In his exhibition "Through a Different Lens" (2022), Goodman presented two bronze sculpture series that continued to bear the influence of the California landscape: small "window" or "lens" works designed to be looked through and a series he described as "gateways." These taller, elongated works (e.g., Crown, 2018–21), suggested both anthropomorphic forms and topographic views of the coast when viewed frontally.

==Writing==
In his later career, Goodman has also turned to art writing, contributing reviews, essays and interviews to the New Art Examiner. His subjects have included the Confederate Mound at Chicago's Oak Woods Cemetery, artists including John Henry, Richard Hunt, Martin Puryear, Rembrandt, Richard Rezac, Richard Serra, Peter Shelton, Adam Silverman and Kehinde Wiley, and a memorial to the late Chicago art dealer, Paul Klein. He also wrote the introductory essay for the book, Contemporary Sculptors of Chicago (2020), and an essay for the catalog Night and Day, for his commission at Valparaiso University (2020).
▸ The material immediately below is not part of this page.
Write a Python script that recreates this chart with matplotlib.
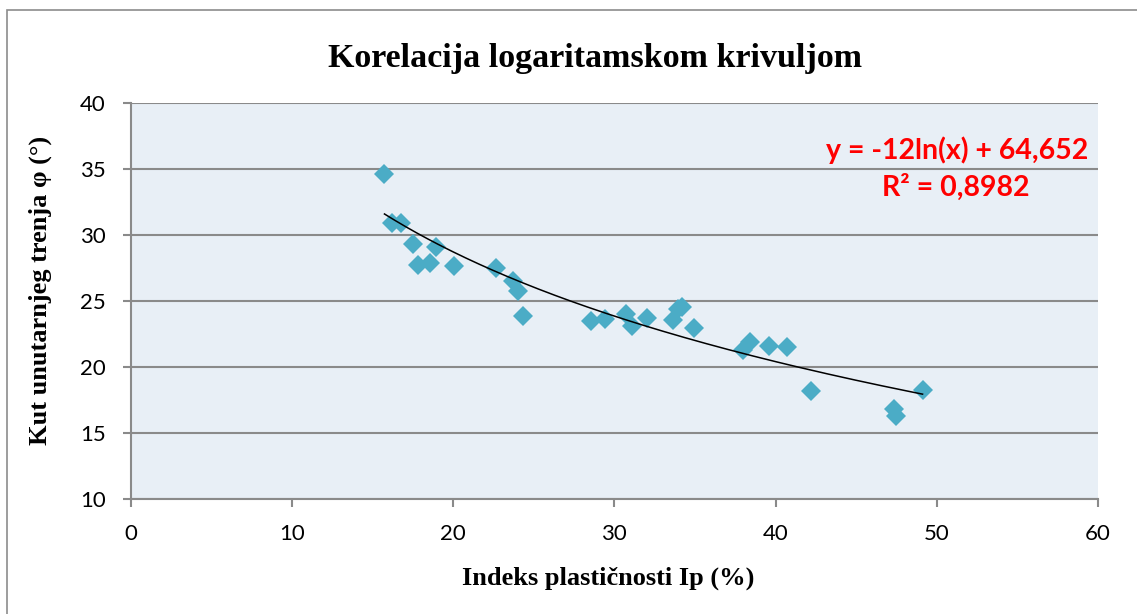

==Recognition and collections==
In addition to aforementioned works, Goodman has been awarded public commissions by the City of Chicago (Chicago Public Library, 1995; Martin Luther King Gateway Renovation, 1996; Geography Earth, 2002, Burnham Park Children's Garden), UBS Warburg Tower (2002), Greater Hartford Arts Council/Lincoln Financial (Frontier Life, 2009, Hartford, Connecticut), the Munster (Indiana) Public Art Committee (Prairie Passage, 2009, with Terry Karpowicz), and Indiana University Northwest (Tapestry, 2011).

His work belongs to the public art collections of the Brauer Museum of Art, Illinois State Museum, Indiana State Museum, Madden Museum of Art, Museum of Outdoor Arts, Nathan Manilow Sculpture Park (Governors State University), Racine Art Museum and Rockford Museum of Art, as well as many corporate and private collections.